Conclusion - The Democratic Phoenix
November 3rd 2020
The US 2020 presidential election reveals the close victory of Joe Biden. Donald Trump contests the results and calls for a thorough investigation of the election.
November 8th 2020
A NYTimes article exposes a Republican cluster of fake accounts on social media, mainly Twitter and Facebook, which propagated fake news about Joe Biden’s political claims. Donald Trump is accused of being involved in the affair but denies everything.
November 9th 2020
In immediate response, Fox News sheds light on a similar Democrat cluster: several Democrat MPs are named. It’s the start of a media storm in the US.
November 23rd 2020
A leaked report of the election investigation reveals that a lot of money was spent under the rug on both sides to secure votes. Protests break out in several states. The validity of the election is threatened.
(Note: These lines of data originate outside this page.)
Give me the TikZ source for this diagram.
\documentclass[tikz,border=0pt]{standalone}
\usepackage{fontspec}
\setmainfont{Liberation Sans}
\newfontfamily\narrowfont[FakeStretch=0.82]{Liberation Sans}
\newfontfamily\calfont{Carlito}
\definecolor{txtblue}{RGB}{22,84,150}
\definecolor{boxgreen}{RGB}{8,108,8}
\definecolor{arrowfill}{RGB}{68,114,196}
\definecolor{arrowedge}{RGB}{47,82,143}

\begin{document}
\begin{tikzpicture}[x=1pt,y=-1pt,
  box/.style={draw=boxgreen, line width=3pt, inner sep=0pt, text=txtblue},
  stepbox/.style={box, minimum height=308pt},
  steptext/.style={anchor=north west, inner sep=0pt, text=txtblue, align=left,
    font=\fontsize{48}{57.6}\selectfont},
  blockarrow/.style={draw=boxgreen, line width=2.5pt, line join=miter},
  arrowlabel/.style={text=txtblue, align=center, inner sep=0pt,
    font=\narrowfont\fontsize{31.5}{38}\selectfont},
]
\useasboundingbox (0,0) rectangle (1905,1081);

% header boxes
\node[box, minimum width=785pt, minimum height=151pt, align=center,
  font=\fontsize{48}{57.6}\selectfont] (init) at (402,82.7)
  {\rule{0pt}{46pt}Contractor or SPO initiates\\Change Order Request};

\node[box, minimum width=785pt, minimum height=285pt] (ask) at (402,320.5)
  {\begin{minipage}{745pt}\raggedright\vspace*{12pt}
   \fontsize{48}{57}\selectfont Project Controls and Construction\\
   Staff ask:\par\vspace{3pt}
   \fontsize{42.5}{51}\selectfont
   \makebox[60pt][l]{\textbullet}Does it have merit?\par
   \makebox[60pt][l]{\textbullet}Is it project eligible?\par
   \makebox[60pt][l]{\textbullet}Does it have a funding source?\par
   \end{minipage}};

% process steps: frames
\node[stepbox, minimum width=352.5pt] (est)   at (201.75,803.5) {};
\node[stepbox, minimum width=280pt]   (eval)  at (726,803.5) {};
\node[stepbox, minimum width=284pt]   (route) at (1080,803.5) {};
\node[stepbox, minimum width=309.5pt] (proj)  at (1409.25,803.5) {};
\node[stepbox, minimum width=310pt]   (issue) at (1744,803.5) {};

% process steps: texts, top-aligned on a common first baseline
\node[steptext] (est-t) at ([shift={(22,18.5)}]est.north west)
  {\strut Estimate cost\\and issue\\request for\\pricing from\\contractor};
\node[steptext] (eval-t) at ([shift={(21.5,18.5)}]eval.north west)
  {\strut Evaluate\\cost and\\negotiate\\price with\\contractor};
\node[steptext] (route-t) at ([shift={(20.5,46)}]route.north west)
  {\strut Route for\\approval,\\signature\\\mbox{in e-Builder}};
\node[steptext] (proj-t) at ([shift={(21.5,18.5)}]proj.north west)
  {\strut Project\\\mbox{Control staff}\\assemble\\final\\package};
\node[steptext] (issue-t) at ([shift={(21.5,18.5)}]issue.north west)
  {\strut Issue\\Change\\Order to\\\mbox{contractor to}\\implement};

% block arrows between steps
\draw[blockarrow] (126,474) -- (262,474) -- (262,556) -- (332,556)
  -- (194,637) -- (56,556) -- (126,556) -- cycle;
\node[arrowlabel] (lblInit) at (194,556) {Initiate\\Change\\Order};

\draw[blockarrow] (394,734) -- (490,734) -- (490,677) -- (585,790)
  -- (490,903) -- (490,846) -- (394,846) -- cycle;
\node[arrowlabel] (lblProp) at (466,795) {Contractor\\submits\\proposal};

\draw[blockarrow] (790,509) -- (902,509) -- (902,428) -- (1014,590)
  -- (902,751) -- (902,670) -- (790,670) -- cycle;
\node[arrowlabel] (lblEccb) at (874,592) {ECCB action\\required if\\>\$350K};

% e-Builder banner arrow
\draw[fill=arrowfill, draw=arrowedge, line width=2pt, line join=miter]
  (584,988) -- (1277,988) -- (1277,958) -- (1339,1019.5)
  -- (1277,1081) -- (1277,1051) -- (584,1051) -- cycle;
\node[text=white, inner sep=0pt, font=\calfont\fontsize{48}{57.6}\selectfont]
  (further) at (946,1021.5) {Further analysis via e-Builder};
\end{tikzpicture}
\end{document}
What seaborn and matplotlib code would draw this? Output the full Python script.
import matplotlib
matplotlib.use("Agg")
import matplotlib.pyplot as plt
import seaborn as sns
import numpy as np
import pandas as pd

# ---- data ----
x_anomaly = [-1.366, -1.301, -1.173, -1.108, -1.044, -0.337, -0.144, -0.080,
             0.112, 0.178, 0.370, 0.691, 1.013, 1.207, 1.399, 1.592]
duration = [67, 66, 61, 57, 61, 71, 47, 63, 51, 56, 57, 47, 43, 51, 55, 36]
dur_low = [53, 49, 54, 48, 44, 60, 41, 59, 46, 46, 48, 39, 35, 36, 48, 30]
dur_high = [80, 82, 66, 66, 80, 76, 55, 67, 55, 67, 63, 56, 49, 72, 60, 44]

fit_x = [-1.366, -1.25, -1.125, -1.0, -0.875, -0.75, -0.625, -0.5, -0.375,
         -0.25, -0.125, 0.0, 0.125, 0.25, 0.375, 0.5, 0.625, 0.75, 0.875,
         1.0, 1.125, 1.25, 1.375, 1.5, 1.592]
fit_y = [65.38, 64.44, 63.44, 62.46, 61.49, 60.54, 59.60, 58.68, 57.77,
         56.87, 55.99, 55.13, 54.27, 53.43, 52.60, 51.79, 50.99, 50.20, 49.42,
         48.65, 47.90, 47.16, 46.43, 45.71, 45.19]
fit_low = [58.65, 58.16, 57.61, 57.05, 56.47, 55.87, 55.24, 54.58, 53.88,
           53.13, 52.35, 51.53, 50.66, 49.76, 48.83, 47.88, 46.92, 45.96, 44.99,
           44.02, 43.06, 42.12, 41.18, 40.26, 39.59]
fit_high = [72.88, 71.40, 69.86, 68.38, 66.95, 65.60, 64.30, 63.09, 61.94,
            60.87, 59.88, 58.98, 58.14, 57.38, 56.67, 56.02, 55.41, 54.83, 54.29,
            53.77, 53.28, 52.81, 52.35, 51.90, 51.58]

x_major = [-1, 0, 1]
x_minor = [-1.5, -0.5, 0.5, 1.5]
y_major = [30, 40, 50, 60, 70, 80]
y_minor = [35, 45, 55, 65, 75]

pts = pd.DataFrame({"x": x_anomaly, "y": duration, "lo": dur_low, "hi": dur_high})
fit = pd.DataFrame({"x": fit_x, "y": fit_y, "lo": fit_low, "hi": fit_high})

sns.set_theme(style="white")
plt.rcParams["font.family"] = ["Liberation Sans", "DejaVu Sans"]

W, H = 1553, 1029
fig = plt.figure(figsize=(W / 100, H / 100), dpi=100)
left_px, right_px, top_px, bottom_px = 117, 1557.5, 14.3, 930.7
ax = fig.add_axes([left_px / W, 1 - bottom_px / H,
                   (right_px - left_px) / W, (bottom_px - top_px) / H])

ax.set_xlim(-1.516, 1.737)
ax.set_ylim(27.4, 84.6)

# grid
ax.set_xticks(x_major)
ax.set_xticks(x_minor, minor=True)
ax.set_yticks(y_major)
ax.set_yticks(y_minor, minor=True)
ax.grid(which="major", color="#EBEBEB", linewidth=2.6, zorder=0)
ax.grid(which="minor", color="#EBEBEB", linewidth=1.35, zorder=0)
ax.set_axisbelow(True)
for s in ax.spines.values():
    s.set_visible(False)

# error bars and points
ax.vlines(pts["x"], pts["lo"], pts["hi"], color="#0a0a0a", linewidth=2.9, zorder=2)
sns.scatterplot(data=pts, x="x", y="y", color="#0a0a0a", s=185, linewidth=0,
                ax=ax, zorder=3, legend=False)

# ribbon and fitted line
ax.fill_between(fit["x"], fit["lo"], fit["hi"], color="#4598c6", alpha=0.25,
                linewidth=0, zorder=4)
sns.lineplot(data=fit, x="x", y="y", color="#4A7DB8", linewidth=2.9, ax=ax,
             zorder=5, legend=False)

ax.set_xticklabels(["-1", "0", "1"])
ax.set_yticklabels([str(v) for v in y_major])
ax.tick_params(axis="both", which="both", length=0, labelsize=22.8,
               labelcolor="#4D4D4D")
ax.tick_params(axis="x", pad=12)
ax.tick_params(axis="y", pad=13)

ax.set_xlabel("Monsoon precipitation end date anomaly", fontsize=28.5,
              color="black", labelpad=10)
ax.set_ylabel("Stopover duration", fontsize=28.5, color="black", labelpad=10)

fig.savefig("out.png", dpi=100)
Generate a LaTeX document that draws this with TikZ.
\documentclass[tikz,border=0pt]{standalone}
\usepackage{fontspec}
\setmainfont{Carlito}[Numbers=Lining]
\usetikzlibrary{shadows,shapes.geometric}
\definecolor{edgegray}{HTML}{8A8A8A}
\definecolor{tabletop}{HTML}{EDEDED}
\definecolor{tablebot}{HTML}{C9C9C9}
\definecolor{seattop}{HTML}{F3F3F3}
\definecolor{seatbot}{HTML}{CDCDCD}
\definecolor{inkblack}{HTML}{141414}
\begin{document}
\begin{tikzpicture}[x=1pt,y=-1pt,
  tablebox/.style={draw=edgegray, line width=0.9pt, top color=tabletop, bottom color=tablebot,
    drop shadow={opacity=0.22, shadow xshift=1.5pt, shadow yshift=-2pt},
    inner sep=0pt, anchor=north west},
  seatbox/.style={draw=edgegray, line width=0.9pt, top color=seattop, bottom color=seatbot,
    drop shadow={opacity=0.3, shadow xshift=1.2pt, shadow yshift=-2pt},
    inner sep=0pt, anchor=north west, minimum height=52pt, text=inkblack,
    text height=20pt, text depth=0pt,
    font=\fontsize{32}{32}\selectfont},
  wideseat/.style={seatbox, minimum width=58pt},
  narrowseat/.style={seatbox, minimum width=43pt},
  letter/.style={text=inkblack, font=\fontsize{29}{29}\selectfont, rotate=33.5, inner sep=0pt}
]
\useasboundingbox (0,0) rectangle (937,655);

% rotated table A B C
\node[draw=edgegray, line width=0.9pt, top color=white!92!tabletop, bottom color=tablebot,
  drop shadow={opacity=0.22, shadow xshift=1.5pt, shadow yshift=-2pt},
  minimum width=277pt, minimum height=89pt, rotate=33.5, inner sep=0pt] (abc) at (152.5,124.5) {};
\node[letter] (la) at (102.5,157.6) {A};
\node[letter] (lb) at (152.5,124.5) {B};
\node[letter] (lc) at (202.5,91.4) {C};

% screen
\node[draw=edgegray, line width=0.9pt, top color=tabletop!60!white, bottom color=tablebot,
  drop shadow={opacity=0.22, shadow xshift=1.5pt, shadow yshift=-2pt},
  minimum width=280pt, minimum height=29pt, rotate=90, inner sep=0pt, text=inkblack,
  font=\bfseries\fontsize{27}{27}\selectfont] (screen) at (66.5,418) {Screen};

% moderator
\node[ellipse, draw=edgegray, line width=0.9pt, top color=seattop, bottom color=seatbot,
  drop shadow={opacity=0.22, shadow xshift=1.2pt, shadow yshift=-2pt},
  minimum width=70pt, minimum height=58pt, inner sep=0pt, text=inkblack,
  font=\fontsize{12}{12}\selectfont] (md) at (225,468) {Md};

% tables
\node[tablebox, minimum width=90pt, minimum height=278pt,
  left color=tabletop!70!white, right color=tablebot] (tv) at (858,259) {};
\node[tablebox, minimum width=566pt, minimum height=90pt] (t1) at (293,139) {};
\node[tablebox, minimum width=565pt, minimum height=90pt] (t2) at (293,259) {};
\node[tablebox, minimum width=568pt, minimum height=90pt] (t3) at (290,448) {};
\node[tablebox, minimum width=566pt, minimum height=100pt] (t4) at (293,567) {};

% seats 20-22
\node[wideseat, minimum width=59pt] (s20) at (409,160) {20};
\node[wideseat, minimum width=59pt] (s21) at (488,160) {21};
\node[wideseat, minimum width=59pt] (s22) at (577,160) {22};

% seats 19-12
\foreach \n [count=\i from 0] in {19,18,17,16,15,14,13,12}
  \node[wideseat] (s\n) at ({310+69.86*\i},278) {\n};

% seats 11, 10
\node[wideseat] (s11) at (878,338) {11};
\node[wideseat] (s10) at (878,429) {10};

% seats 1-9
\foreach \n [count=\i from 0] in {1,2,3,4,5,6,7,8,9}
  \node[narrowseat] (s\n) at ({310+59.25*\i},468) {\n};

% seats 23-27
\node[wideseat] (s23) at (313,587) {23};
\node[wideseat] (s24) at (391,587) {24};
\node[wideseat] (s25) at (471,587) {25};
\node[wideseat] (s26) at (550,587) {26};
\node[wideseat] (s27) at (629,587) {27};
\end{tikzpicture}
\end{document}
Donald Trump still refuses to acknowledge the results.
November 26th 2020
For the first time in the history of the US, the Supreme Court invalidates the 2020 election. New elections are to be held in November 2021.
December 4th 2020
Google and Facebook announce a joint collaboration on an AI framework codenamed Project Phoenix, supported by figures such as Bill Gates, George Soros and Elon Musk. The goal is to reproduce Min Kyung Lee’s WeBuildAI and scale it for the US 2021 election. Conspiracy theories against the project emerge on the Republican side.
December 6th 2020
To put an end to the conspiracy theories, all the code source is publicly released on GitHub for anyone to check.
December 9th 2020
An audit led by independent high-profile coders of various political inclinations confirms that the codebase does not contain intrinsic bias. They pledge to impartially oversee the development of the project.
January 15th 2021
Veritasium, a YouTube science vulgarizer, publishes a video where he advocates for the Randomized Condorcet Method as a better ballot explaining the reasons for his choices.
February 22nd 2021
Project Phoenix is opened for beta-testing. Diverse public figures from cinema stars to scientists to writers are invited to try it.
February 26th 2021
The reactions are overwhelmingly positive: Phoenix is able to provide detailed accounts of political parties in each state and their compatibility with the users’ ideologies while remaining transparent and giving the source of its data.
March 7th 2021
Veritasium goes viral as a result of a spike of its Random Condorcet Method video in the YouTube recommendations. It is heavily shared on Facebook and Twitter.
March 8th 2021
The RepresentUs movement advocates for local state representatives to pass laws changing the FPTP system to the RCM.
March 9th 2021
Huge pacific demonstrations take place in New York and San Francisco, skyrocketing public awareness about the ballot problem.
April 14th 2021
California becomes the first state to use RCM as a ballot.
May 5th 2021
Two other states have followed California’s steps: New York and Vermont.
June 25th 2021
In total, 34 states have adopted RCM.
October 24th 2021
Texas is the last US state to switch to RCM.
November 6th 2021
Following the US 2021 Presidential elections, which were held with RCM, Joe Biden is elected with a solid margin. The surprise of the election is, however, that the Libertarian and Green parties manage to win a few swing states. Donald Trump still contested the results but earned very mild support: thanks to Phoenix, most voters were actually satisfied with the election’s outcome.
November 8th 2025
For the first time since 1852, the winner of the US Presidential election is neither Democrat nor Republican. Howie Hawkins, from the Green party, becomes the 47th President of the United States.